One way to approach this problem is to assume that the variables are normally distributed. Suppose $X$ is a random variable drawn from a Gaussian with mean $\mu_x$ and standard deviation $\sigma_x$. If $y = \beta_{y,x} x + \epsilon$ and epsilon is Gaussian noise (uncorrelated with $x$) with standard deviation $\sigma_x$, then the Pearson correlation coefficient, $\rho^2 = \beta_{y,x}^2 / (\beta_{y,x}^2 + \sigma_\epsilon^2/\sigma_x^2)$. Under these assumptions, the correlation coefficient is related to the mutual information: $$I(Y;X) = -1/2 \log(1-\rho^2) = 1/2 \log\left(1 + \beta_{y,x}^2 / (\sigma_\epsilon^2/\sigma_x^2)\right) $$ (using the definition of entropy for normal distributions). Actually, this is even true under some slightly weaker assumptions. If you really just want the entropy of $Y$, you can write it as a function of this expression as $H(Y) = I(X;Y) + H(Y|X)$. This type of analysis comes up in analyzing the capacity of the additive white Gaussian noise channel.

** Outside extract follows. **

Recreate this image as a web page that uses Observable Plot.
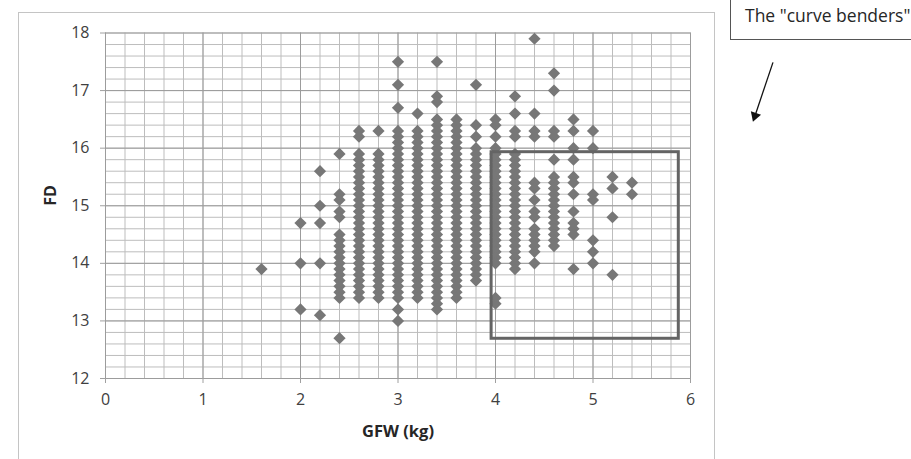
<!DOCTYPE html>
<html>
<head>
<meta charset="utf-8">
<script src="https://cdn.jsdelivr.net/npm/d3@7"></script>
<script src="https://cdn.jsdelivr.net/npm/@observablehq/plot@0.6"></script>
<style>
  html, body { margin: 0; padding: 0; background: #fff; }
  #wrap { position: relative; width: 911px; height: 459px; overflow: hidden; font-family: "Open Sans", sans-serif; }
  #frame { position: absolute; left: 18px; top: 12px; width: 697px; height: 460px; border: 1px solid #c4c4c4; box-sizing: border-box; }
  #note { position: absolute; left: 730px; top: -2px; width: 200px; height: 42px; border: 1px solid #555; box-sizing: border-box; background: #fff;
          font-family: "Open Sans", sans-serif; font-size: 17.5px; color: #262626; padding: 4px 0 0 14px; white-space: nowrap; }
  #chart { position: absolute; left: 0; top: 0; }
</style>
</head>
<body>
<div id="wrap">
  <div id="frame"></div>
  <div id="chart"></div>
  <div id="note"></div>
</div>
<script>
// ---- Data: GFW (kg) columns and the FD values read at each column ----
const gfw = [1.6, 2.0, 2.2, 2.4, 2.6, 2.8, 3.0, 3.2, 3.4, 3.6, 3.8, 4.0, 4.2, 4.4, 4.6, 4.8, 5.0, 5.2, 5.4];
const fd16 = [13.9];
const fd20 = [14.7, 14.0, 13.2];
const fd22 = [15.6, 15.0, 14.7, 14.0, 13.1];
const fd24 = [15.9, 15.2, 15.1, 14.9, 14.8, 14.5, 14.4, 14.3, 14.2, 14.1, 14.0, 13.9, 13.8, 13.7, 13.6, 13.5, 13.4, 12.7];
const fd26 = [16.3, 16.2, 15.9, 15.8, 15.7, 15.6, 15.5, 15.4, 15.3, 15.2, 15.1, 15.0, 14.9, 14.8, 14.7, 14.6, 14.5, 14.4, 14.3, 14.2, 14.1, 14.0, 13.9, 13.8, 13.7, 13.6, 13.5, 13.4];
const fd28 = [16.3, 15.9, 15.8, 15.7, 15.6, 15.5, 15.4, 15.3, 15.2, 15.1, 15.0, 14.9, 14.8, 14.7, 14.6, 14.5, 14.4, 14.3, 14.2, 14.1, 14.0, 13.9, 13.8, 13.7, 13.6, 13.5, 13.4];
const fd30 = [17.5, 17.1, 16.7, 16.3, 16.2, 16.1, 16.0, 15.9, 15.8, 15.7, 15.6, 15.5, 15.4, 15.3, 15.2, 15.1, 15.0, 14.9, 14.8, 14.7, 14.6, 14.5, 14.4, 14.3, 14.2, 14.1, 14.0, 13.9, 13.8, 13.7, 13.6, 13.5, 13.4, 13.2, 13.0];
const fd32 = [16.6, 16.3, 16.2, 16.1, 16.0, 15.9, 15.8, 15.7, 15.6, 15.5, 15.4, 15.3, 15.2, 15.1, 15.0, 14.9, 14.8, 14.7, 14.6, 14.5, 14.4, 14.3, 14.2, 14.1, 14.0, 13.9, 13.8, 13.7, 13.6, 13.5, 13.4];
const fd34 = [17.5, 16.9, 16.8, 16.5, 16.4, 16.3, 16.2, 16.1, 16.0, 15.9, 15.8, 15.7, 15.6, 15.5, 15.4, 15.3, 15.2, 15.1, 15.0, 14.9, 14.8, 14.7, 14.6, 14.5, 14.4, 14.3, 14.2, 14.1, 14.0, 13.9, 13.8, 13.7, 13.6, 13.5, 13.4, 13.3, 13.2];
const fd36 = [16.5, 16.4, 16.3, 16.2, 16.1, 16.0, 15.9, 15.8, 15.7, 15.6, 15.5, 15.4, 15.3, 15.2, 15.1, 15.0, 14.9, 14.8, 14.7, 14.6, 14.5, 14.4, 14.3, 14.2, 14.1, 14.0, 13.9, 13.8, 13.7, 13.6, 13.5, 13.4];
const fd38 = [17.1, 16.4, 16.2, 16.0, 15.9, 15.8, 15.7, 15.6, 15.5, 15.4, 15.3, 15.2, 15.1, 15.0, 14.9, 14.8, 14.7, 14.6, 14.5, 14.4, 14.3, 14.2, 14.1, 14.0, 13.9, 13.8, 13.7];
const fd40 = [16.5, 16.4, 16.2, 16.0, 15.9, 15.8, 15.7, 15.6, 15.5, 15.4, 15.3, 15.2, 15.1, 15.0, 14.9, 14.8, 14.7, 14.6, 14.5, 14.4, 14.3, 14.2, 14.1, 14.0, 13.4, 13.3];
const fd42 = [16.9, 16.6, 16.3, 16.2, 15.9, 15.8, 15.7, 15.6, 15.5, 15.4, 15.3, 15.2, 15.1, 15.0, 14.9, 14.8, 14.7, 14.6, 14.5, 14.4, 14.3, 14.2, 14.1, 14.0, 13.9];
const fd44 = [17.9, 16.6, 16.3, 16.2, 15.4, 15.3, 15.1, 14.9, 14.8, 14.6, 14.5, 14.4, 14.3, 14.2, 14.0];
const fd46 = [17.3, 17.0, 16.3, 16.2, 15.8, 15.5, 15.4, 15.3, 15.2, 15.1, 15.0, 14.9, 14.8, 14.7, 14.6, 14.5, 14.4, 14.3];
const fd48 = [16.5, 16.3, 16.0, 15.8, 15.5, 15.4, 15.2, 14.9, 14.7, 14.6, 14.5, 13.9];
const fd50 = [16.3, 16.0, 15.2, 15.1, 14.4, 14.2, 14.0];
const fd52 = [15.5, 15.3, 14.8, 13.8];
const fd54 = [15.4, 15.2];
const fdColumns = [fd16, fd20, fd22, fd24, fd26, fd28, fd30, fd32, fd34, fd36, fd38, fd40, fd42, fd44, fd46, fd48, fd50, fd52, fd54];

// ---- Axes / ticks ----
const xTicks = [0, 1, 2, 3, 4, 5, 6];
const yTicks = [12, 13, 14, 15, 16, 17, 18];
const minorStep = 0.2;
const xLabel = "GFW (kg)";
const yLabel = "FD";

// ---- Annotations (in data units) ----
const boxX = [3.96, 5.88];
const boxY = [12.69, 15.93];
const noteText = "The \"curve benders\"";
const arrowStart = [6.846, 17.49];
const arrowEnd = [6.661, 16.56];

const points = gfw.flatMap((x, i) => fdColumns[i].map(y => ({x, y})));
const minorX = d3.range(xTicks[0], xTicks[xTicks.length - 1] + 1e-9, minorStep);
const minorY = d3.range(yTicks[0], yTicks[yTicks.length - 1] + 1e-9, minorStep);

const chart = Plot.plot({
  width: 911,
  height: 459,
  marginLeft: 105,
  marginRight: 221,
  marginTop: 32.5,
  marginBottom: 81,
  style: {fontFamily: "Open Sans, sans-serif", color: "#404040", background: "transparent"},
  x: {domain: [0, 6]},
  y: {domain: [12, 18]},
  marks: [
    Plot.gridX(minorX, {stroke: "#bdbdbd", strokeOpacity: 1, strokeWidth: 1}),
    Plot.gridY(minorY, {stroke: "#bdbdbd", strokeOpacity: 1, strokeWidth: 1}),
    Plot.gridX(xTicks, {stroke: "#9c9c9c", strokeOpacity: 1, strokeWidth: 1}),
    Plot.gridY(yTicks, {stroke: "#9c9c9c", strokeOpacity: 1, strokeWidth: 1}),
    Plot.axisX(xTicks, {tickSize: 5, tickPadding: 10, stroke: "#a0a0a0", fill: "#404040", fontSize: 16, label: null, tickFormat: d => String(d)}),
    Plot.axisY(yTicks, {tickSize: 5, tickPadding: 11, stroke: "#a0a0a0", fill: "#404040", fontSize: 16, label: null, tickFormat: d => String(d)}),
    Plot.dot(points, {x: "x", y: "y", symbol: "diamond2", r: 5.5, fill: "#777777", stroke: "none"}),
    Plot.rect([{x1: boxX[0], x2: boxX[1], y1: boxY[0], y2: boxY[1]}], {x1: "x1", x2: "x2", y1: "y1", y2: "y2", fill: "none", stroke: "#646464", strokeWidth: 3}),
    Plot.text([yLabel], {frameAnchor: "left", dx: -55, rotate: -90, text: d => d, fontWeight: "bold", fontSize: 16, fill: "#262626", lineAnchor: "middle"}),
    Plot.text([xLabel], {frameAnchor: "bottom", dy: 53, text: d => d, fontWeight: "bold", fontSize: 16.5, fill: "#262626", lineAnchor: "middle"}),
    Plot.link([{a: arrowStart, b: arrowEnd}], {x1: d => d.a[0], y1: d => d.a[1], x2: d => d.b[0], y2: d => d.b[1], stroke: "#111", strokeWidth: 1.3}),
    Plot.dot([arrowEnd], {x: d => d[0], y: d => d[1], symbol: "triangle", r: 4, fill: "#111", stroke: "none", rotate: 199})
  ]
});
document.getElementById("chart").appendChild(chart);
document.getElementById("note").textContent = noteText;
</script>
</body>
</html>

Just a few qualitative comments about this solution. This mutual information is always non-negative and zero if $\beta=0$. I guess you can interpret $\sigma_x/\sigma_\epsilon$ as a signal-to-noise ratio (SNR). If the SNR is small then it washes out any informative value that $x$ has about $y$.
Generally, the regression coefficient has no relationship to mutual information. I.e., you can find distributions with fixed $\beta$ where MI can be anything. Heuristically, though, it makes sense to think of the equation above as a lower bound.
For another connection between regression and information theory, I can also suggest this paper showing the relationship between linear regression and transfer entropy.